Examples & Links to Documentation:
Here are some examples to get you started. If you desire more advanced configuration to optimize your jobs, reference the documentation (linked below) for each command to see the complete list of available flags and usage options.

SBATCH: ‘sbatch job.sh’
#!/bin/bash
#SBATCH -G5 -t 60 -n5 -N1 -J myBatchScriptSLURMJob --export=ALL
module load anaconda
conda activate <ENV>
#Run the same task
#Run tasks in parallel with ‘&’ and 'wait'
srun -G3 -n1 python my_program.py1 &
srun -G2 -n1 python my_program2.py & wait
#Run tasks sequentially without ‘&’
srun -G5 -n1 python my_program3.py
srun -G5 -n1 python my_program4.py

SRUN:
srun -G2 -t 60 -n1 --mem-per-cpu=100 -J myOneLineSLURMJob python myScript.py

SALLOC:
salloc -G1 -t 60 -n1 -c6 –mem-per-cpu=1028 --nodelist=gpu001 -J myInteractiveSLURMJob

SALLOC for the DGX (NVIDIA A100s):
salloc -G2 -p dgx

Running salloc will give you an interactive shell with access to specified resources.
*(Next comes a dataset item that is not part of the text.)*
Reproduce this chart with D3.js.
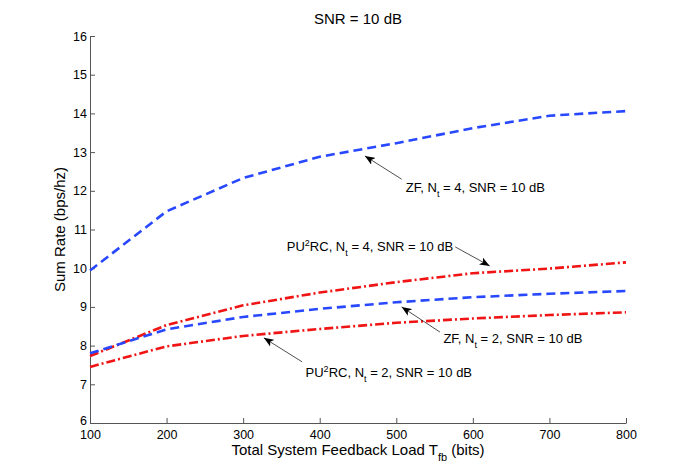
<!DOCTYPE html>
<html>
<head>
<meta charset="utf-8">
<script src="https://cdn.jsdelivr.net/npm/d3@7"></script>
<style>
  body { margin: 0; background: #fff; }
  text { font-family: "Liberation Sans", Arial, Helvetica, sans-serif; }
</style>
</head>
<body>
<div id="chart"></div>
<script>
// feedback load (bits) on the x axis
const feedbackBits = [100, 200, 300, 400, 500, 600, 700, 800];

// sum rate values
const zfNt4 = [9.94, 11.47, 12.33, 12.88, 13.23, 13.62, 13.94, 14.06];
const zfNt2 = [7.80, 8.42, 8.74, 8.95, 9.12, 9.25, 9.34, 9.41];
const pu2rcNt4 = [7.73, 8.53, 9.04, 9.37, 9.64, 9.87, 9.99, 10.15];
const pu2rcNt2 = [7.45, 7.98, 8.25, 8.43, 8.59, 8.70, 8.79, 8.86];

const xTicks = [100, 200, 300, 400, 500, 600, 700, 800];
const yTicks = [6, 7, 8, 9, 10, 11, 12, 13, 14, 15, 16];

// annotation text + arrow (head / tail in data units)
const notes = [
  { pre: "ZF, N", sup: null, mid: "", nt: "4", head: [459, 12.90], tail: [507, 12.30], text: [512.5, 11.98] },
  { pre: "PU", sup: "2", mid: "RC, N", nt: "4", head: [622, 10.06], tail: [577, 10.55], text: [357, 10.45] },
  { pre: "ZF, N", sup: null, mid: "", nt: "2", head: [507, 9.00], tail: [557, 8.35], text: [561.5, 8.07] },
  { pre: "PU", sup: "2", mid: "RC, N", nt: "2", head: [327, 8.20], tail: [377, 7.58], text: [381.5, 7.19] }
];

const width = 692;
const height = 476;
const margin = { top: 36, right: 66, bottom: 53, left: 90 };

const svg = d3.select("#chart")
  .append("svg")
  .attr("width", width)
  .attr("height", height)
  .style("background", "#fff");

const x = d3.scaleLinear().domain([100, 800]).range([margin.left, width - margin.right]);
const y = d3.scaleLinear().domain([6, 16]).range([height - margin.bottom, margin.top]);

// arrow head
const defs = svg.append("defs");
defs.append("marker")
  .attr("id", "arrow")
  .attr("viewBox", "0 0 10 8")
  .attr("refX", 10)
  .attr("refY", 4)
  .attr("markerUnits", "userSpaceOnUse")
  .attr("markerWidth", 10)
  .attr("markerHeight", 8)
  .attr("orient", "auto")
  .append("path")
  .attr("d", "M0,0 L10,4 L0,8 L2.5,4 Z")
  .attr("fill", "#000");

// axes, MATLAB style ticks pointing inward
const xAxis = svg.append("g")
  .attr("transform", `translate(0,${y(6)})`)
  .call(d3.axisBottom(x).tickValues(xTicks).tickSize(-5).tickSizeOuter(0).tickPadding(7));

const yAxis = svg.append("g")
  .attr("transform", `translate(${x(100)},0)`)
  .call(d3.axisLeft(y).tickValues(yTicks).tickSize(-5).tickSizeOuter(0).tickPadding(3));

[xAxis, yAxis].forEach(g => {
  g.select(".domain").attr("stroke", "#555");
  g.selectAll(".tick line").attr("stroke", "#555");
  g.selectAll(".tick text")
    .attr("fill", "#000")
    .style("font-size", "12.5px");
});

// lowest y label sits a touch higher, as in the original
yAxis.selectAll(".tick text").filter(d => d === 6).attr("dy", "0.1em");

// series
const line = d3.line()
  .x((d, i) => x(feedbackBits[i]))
  .y(d => y(d));

const series = [
  { values: pu2rcNt4, color: "#f01414", dash: "9,3,2,3" },
  { values: pu2rcNt2, color: "#f01414", dash: "9,3,2,3" },
  { values: zfNt2, color: "#2848ff", dash: "9,5" },
  { values: zfNt4, color: "#2848ff", dash: "9,5" }
];

series.forEach(s => {
  svg.append("path")
    .datum(s.values)
    .attr("d", line)
    .attr("fill", "none")
    .attr("stroke", s.color)
    .attr("stroke-width", 2.6)
    .attr("stroke-dasharray", s.dash);
});

// annotations
notes.forEach(n => {
  svg.append("line")
    .attr("x1", x(n.tail[0]))
    .attr("y1", y(n.tail[1]))
    .attr("x2", x(n.head[0]))
    .attr("y2", y(n.head[1]))
    .attr("stroke", "#222")
    .attr("stroke-width", 0.8)
    .attr("marker-end", "url(#arrow)");

  const t = svg.append("text")
    .attr("x", x(n.text[0]))
    .attr("y", y(n.text[1]))
    .style("font-size", "13px")
    .attr("fill", "#000");
  t.append("tspan").text(n.pre);
  if (n.sup) {
    t.append("tspan").attr("dy", -5).style("font-size", "9px").text(n.sup);
    t.append("tspan").attr("dy", 5).text(n.mid);
  }
  t.append("tspan").attr("dy", 5).style("font-size", "9px").text("t");
  t.append("tspan").attr("dy", -5).text(` = ${n.nt}, SNR = 10 dB`);
});

// title and axis labels
svg.append("text")
  .attr("x", (x(100) + x(800)) / 2)
  .attr("y", 24)
  .attr("text-anchor", "middle")
  .style("font-size", "15px")
  .text("SNR = 10 dB");

const xl = svg.append("text")
  .attr("x", (x(100) + x(800)) / 2)
  .attr("y", 455)
  .attr("text-anchor", "middle")
  .style("font-size", "15px");
xl.append("tspan").text("Total System Feedback Load T");
xl.append("tspan").attr("dy", 6).style("font-size", "11px").text("fb");
xl.append("tspan").attr("dy", -6).text(" (bits)");

svg.append("text")
  .attr("transform", `translate(65,${(y(6) + y(16)) / 2}) rotate(-90)`)
  .attr("text-anchor", "middle")
  .style("font-size", "15px")
  .text("Sum Rate (bps/hz)");
</script>
</body>
</html>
This is similar to sshing into one of the nodes, however, the resources that you can use will be limited to those that are requested through your allocation.

Other Useful SLURM Commands for Managing Your Jobs:

  • squeue: Shows the list of jobs in the current queue.
  • scancel <JOB_ID>: Cancel one of your active jobs.
  • sinfo: Lists available resources in the SLURM cluster.

Learn more about SLURM on ADAPT

High Speed Data Storage

Should your workload be experiencing limitations as a result of file I/O, each system has several TB of high speed NVME based storage available for use. This storage is located at “/lscratch”. Run the command "mkdir /lscratch/$(whoami)" to create a directory owned by you. This storage is local to the node, and is not shared with other nodes in the cluster. Note that this space is temporary, and data stored there is subject to deletion at the completion of your job.